In a hot market, venture capital funds throw money around at elevated valuations to beat each other out of an attractive deal. This ensures a healthy amount of competition… but it can also mean many investors are cut out of the deal.
Great private investors – whether they are angels or venture capitalists (VCs) – are continuously deploying capital into different “tranches” of investments year after year.
And it may surprise us to know that some of the most successful technology companies of today were founded – and raised capital – during or shortly after periods of volatility.
In November of 2010, a company called Airbnb held its Series A funding round. The company was valued at just over $67 million.

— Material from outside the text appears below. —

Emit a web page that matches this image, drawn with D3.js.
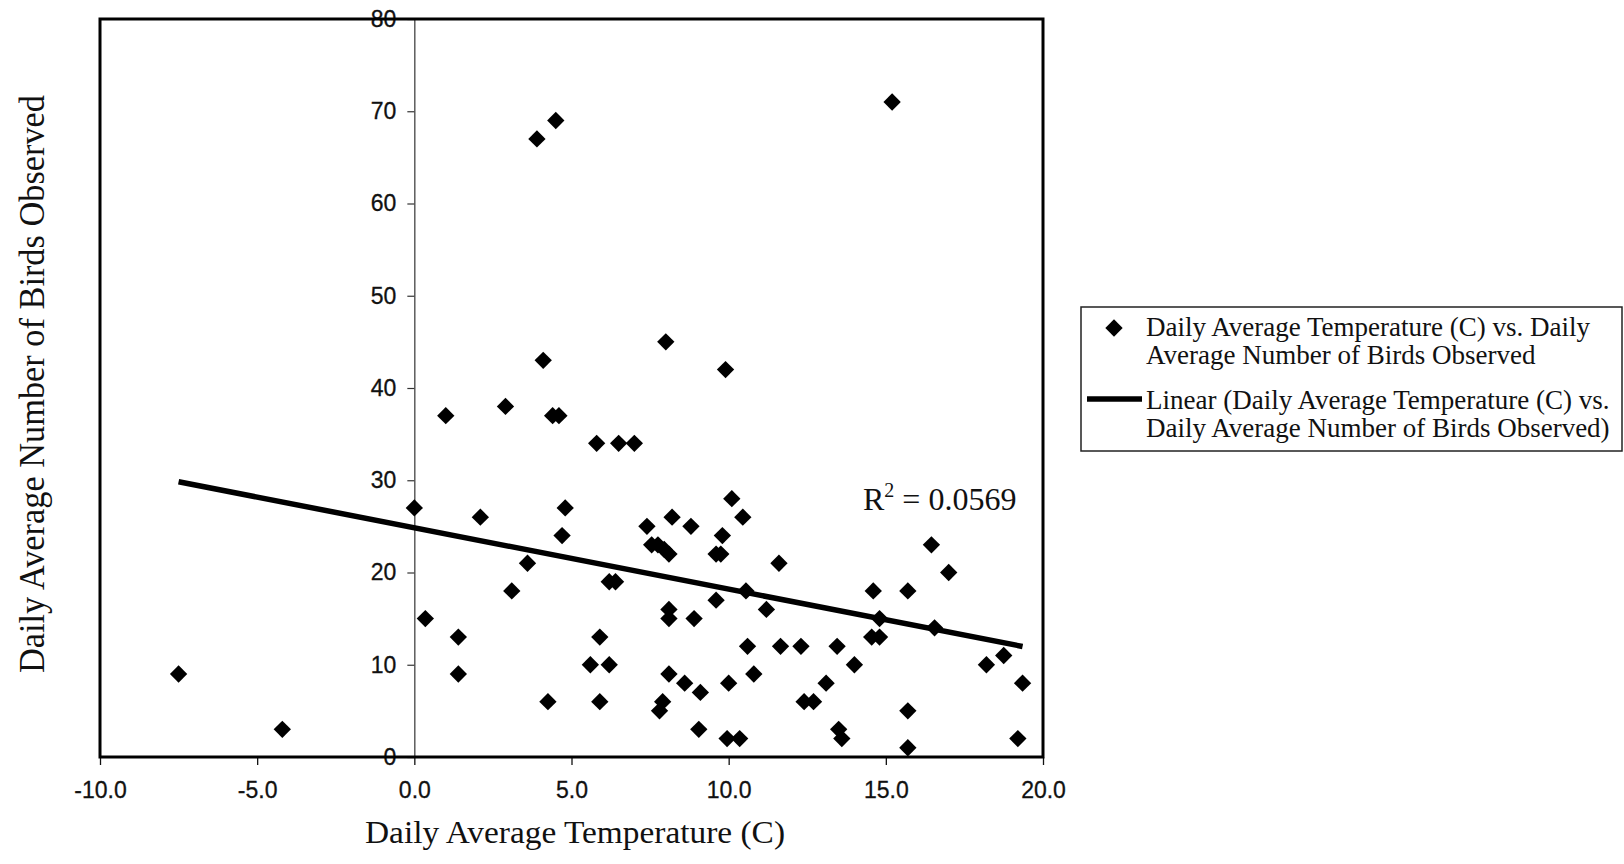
<!DOCTYPE html>
<html>
<head>
<meta charset="utf-8">
<script src="https://cdn.jsdelivr.net/npm/d3@7"></script>
<style>
  html, body { margin: 0; padding: 0; background: #fff; }
  svg { display: block; }
</style>
</head>
<body>
<div id="chart"></div>
<script>
// daily average temperature (C) and daily average birds observed
const temps = [
  -7.5, -4.2, 0.0, 0.35, 1.0, 1.4, 1.4, 2.1, 2.9, 3.1, 3.6, 3.9,
  4.1, 4.25, 4.4, 4.6, 4.5, 4.7, 4.8, 5.6, 5.8, 5.9, 5.9, 6.2,
  6.2, 6.4, 6.5, 7.0, 7.4, 7.55, 7.75, 7.95, 8.1, 7.8, 7.9, 8.0,
  8.1, 8.1, 8.1, 8.2, 8.6, 8.8, 8.9, 9.05, 9.1, 9.6, 9.6, 9.75,
  9.8, 9.9, 9.95, 10.0, 10.1, 10.35, 10.45, 10.55, 10.6, 10.8, 11.2, 11.6,
  11.65, 12.3, 12.4, 12.7, 13.1, 13.45, 13.5, 13.6, 14.0, 14.55, 14.6, 14.8,
  14.8, 15.2, 15.7, 15.7, 15.7, 16.45, 16.55, 17.0, 18.2, 18.75, 19.35, 19.2
];
const birds = [
  9, 3, 27, 15, 37, 13, 9, 26, 38, 18, 21, 67,
  43, 6, 37, 37, 69, 24, 27, 10, 34, 13, 6, 10,
  19, 19, 34, 34, 25, 23, 23, 22.5, 22, 5, 6, 45,
  16, 15, 9, 26, 8, 25, 15, 3, 7, 17, 22, 22,
  24, 42, 2, 8, 28, 2, 26, 18, 12, 9, 16, 21,
  12, 12, 6, 6, 8, 12, 3, 2, 10, 13, 18, 15,
  13, 71, 18, 5, 1, 23, 14, 20, 10, 11, 8, 2
];

const xTicks = [-10, -5, 0, 5, 10, 15, 20];
const yTicks = [0, 10, 20, 30, 40, 50, 60, 70, 80];

// linear trendline as printed on the chart
const trendSlope = -0.665;
const trendIntercept = 24.85;
const rSquaredText = "0.0569";

const legendItems = [
  ["Daily Average Temperature (C) vs. Daily", "Average Number of Birds Observed"],
  ["Linear (Daily Average Temperature (C) vs.", "Daily Average Number of Birds Observed)"]
];

const W = 1624, H = 864;
const box = { left: 100, right: 1043, top: 19, bottom: 757 };
const sansFont = "'Liberation Sans', Arial, sans-serif";
const serifFont = "'Liberation Serif', 'Times New Roman', serif";

const svg = d3.select("#chart")
  .append("svg")
  .attr("width", W)
  .attr("height", H);

svg.append("rect")
  .attr("width", W)
  .attr("height", H)
  .style("fill", "#fff");

const x = d3.scaleLinear().domain([-10, 20]).range([box.left, box.right]);
const y = d3.scaleLinear().domain([0, 80]).range([box.bottom, box.top]);

const points = temps.map((t, i) => ({ t: t, b: birds[i] }));

// x axis along the bottom of the box
const xAxis = svg.append("g")
  .attr("transform", `translate(0, ${box.bottom})`)
  .call(d3.axisBottom(x)
    .tickValues(xTicks)
    .tickFormat((d) => d.toFixed(1))
    .tickSize(8)
    .tickSizeOuter(0)
    .tickPadding(17));
xAxis.select(".domain").remove();
xAxis.selectAll(".tick line").style("stroke", "#111").style("stroke-width", 1.3);
xAxis.selectAll(".tick text")
  .style("font-family", sansFont)
  .style("font-size", "23px")
  .style("fill", "#111")
  .style("stroke", "#111")
  .style("stroke-width", 0.3);

// y axis crosses at x = 0
const yAxis = svg.append("g")
  .attr("transform", `translate(${x(0)}, 0)`)
  .call(d3.axisLeft(y)
    .tickValues(yTicks)
    .tickFormat(d3.format("d"))
    .tickSize(7)
    .tickSizeOuter(0)
    .tickPadding(11));
yAxis.select(".domain").style("stroke", "#333").style("stroke-width", 1.2);
yAxis.selectAll(".tick line").style("stroke", "#333").style("stroke-width", 1.2);
yAxis.selectAll(".tick text")
  .style("font-family", sansFont)
  .style("font-size", "23px")
  .style("fill", "#111")
  .style("stroke", "#111")
  .style("stroke-width", 0.3);

// plot frame
svg.append("rect")
  .attr("x", box.left)
  .attr("y", box.top)
  .attr("width", box.right - box.left)
  .attr("height", box.bottom - box.top)
  .style("fill", "none")
  .style("stroke", "#000")
  .style("stroke-width", 3);

// trendline over the data range
const tExtent = d3.extent(temps);
const line = d3.line()
  .x((d) => x(d))
  .y((d) => y(trendIntercept + trendSlope * d));

const diamond = d3.symbol().type(d3.symbolSquare).size(150);

svg.append("g")
  .selectAll("path")
  .data(points)
  .join("path")
  .attr("d", diamond)
  .attr("transform", (d) => `translate(${x(d.t)}, ${y(d.b)}) rotate(45)`)
  .style("fill", "#000");

svg.append("path")
  .datum(tExtent)
  .attr("d", line)
  .style("fill", "none")
  .style("stroke", "#000")
  .style("stroke-width", 5.5);

// R squared label
const r2 = svg.append("text")
  .attr("x", 863)
  .attr("y", 510)
  .style("font-family", serifFont)
  .style("font-size", "32px")
  .style("fill", "#111");
r2.append("tspan").text("R");
r2.append("tspan")
  .attr("dy", -13)
  .style("font-size", "20px")
  .text("2");
r2.append("tspan")
  .attr("dy", 13)
  .text(" = " + rSquaredText);

// axis titles
svg.append("text")
  .attr("x", 365)
  .attr("y", 843)
  .attr("textLength", 420)
  .attr("lengthAdjust", "spacingAndGlyphs")
  .style("font-family", serifFont)
  .style("font-size", "32px")
  .style("fill", "#111")
  .text("Daily Average Temperature (C)");

svg.append("text")
  .attr("transform", "translate(44, 673) rotate(-90)")
  .attr("textLength", 578)
  .attr("lengthAdjust", "spacingAndGlyphs")
  .style("font-family", serifFont)
  .style("font-size", "35px")
  .style("fill", "#111")
  .text("Daily Average Number of Birds Observed");

// legend
const legend = svg.append("g");
legend.append("rect")
  .attr("x", 1081)
  .attr("y", 307)
  .attr("width", 541)
  .attr("height", 144)
  .style("fill", "#fff")
  .style("stroke", "#222")
  .style("stroke-width", 1.5);

legend.append("path")
  .attr("d", diamond)
  .attr("transform", "translate(1114, 328) rotate(45)")
  .style("fill", "#000");

legend.append("line")
  .attr("x1", 1087)
  .attr("x2", 1142)
  .attr("y1", 399)
  .attr("y2", 399)
  .style("stroke", "#000")
  .style("stroke-width", 5.5);

const itemBaselines = [336, 409];
legendItems.forEach((lines, i) => {
  const txt = legend.append("text")
    .attr("x", 1146)
    .attr("y", itemBaselines[i])
    .style("font-family", serifFont)
    .style("font-size", "27px")
    .style("fill", "#111");
  lines.forEach((l, j) => {
    txt.append("tspan")
      .attr("x", 1146)
      .attr("dy", j === 0 ? 0 : 28)
      .text(l);
  });
});
</script>
</body>
</html>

At the time, the world was still reeling from the sub-prime mortgage crisis. It was one of the worst economic environments in history. I suspect many investors weren’t willing to deploy capital into a private company like Airbnb.
But those who did were rewarded…
Even with the recent volatility, Airbnb is a public company with an enterprise value of $53 billion. For private investors who held on, that represents a return of more than 79,000%.
Pinterest is another company I’m sure we’re familiar with. But what we might not know is that Pinterest held its Series A funding round in September of 2011.
Once again, it was a terrible economic environment. The company raised funds at $52 million. Today, Pinterest trades with an enterprise value of $9.6 billion, an 18,000%+ return.
And then there’s Uber…
We would probably be hard-pressed to find a better private investing success story. Uber held its seed round in September of 2010 – just two years after the collapse of Lehman Brothers – at a $5.4 million valuation. Even with the terrible volatility we’ve seen, Uber is now a public company with an enterprise value of over $46 billion.
Now – of course – these are some of the most iconic examples. Not all private investments will work out. But I share these examples to show that disruptive, private companies can be found in any market.
They can use the time, even in poor economic conditions like these, to build out their product and/or service and get a leg up on the competition. And that will mean they are ready when the economy springs back to life.
These tiny, “day one” companies can grow into multibillion-dollar corporations. Very few people know about them. But the wealth generated is unlike any other investment class that I know.
And it’s one strategy that I believe every investor needs to grow their wealth outside of the stock market in the years to come.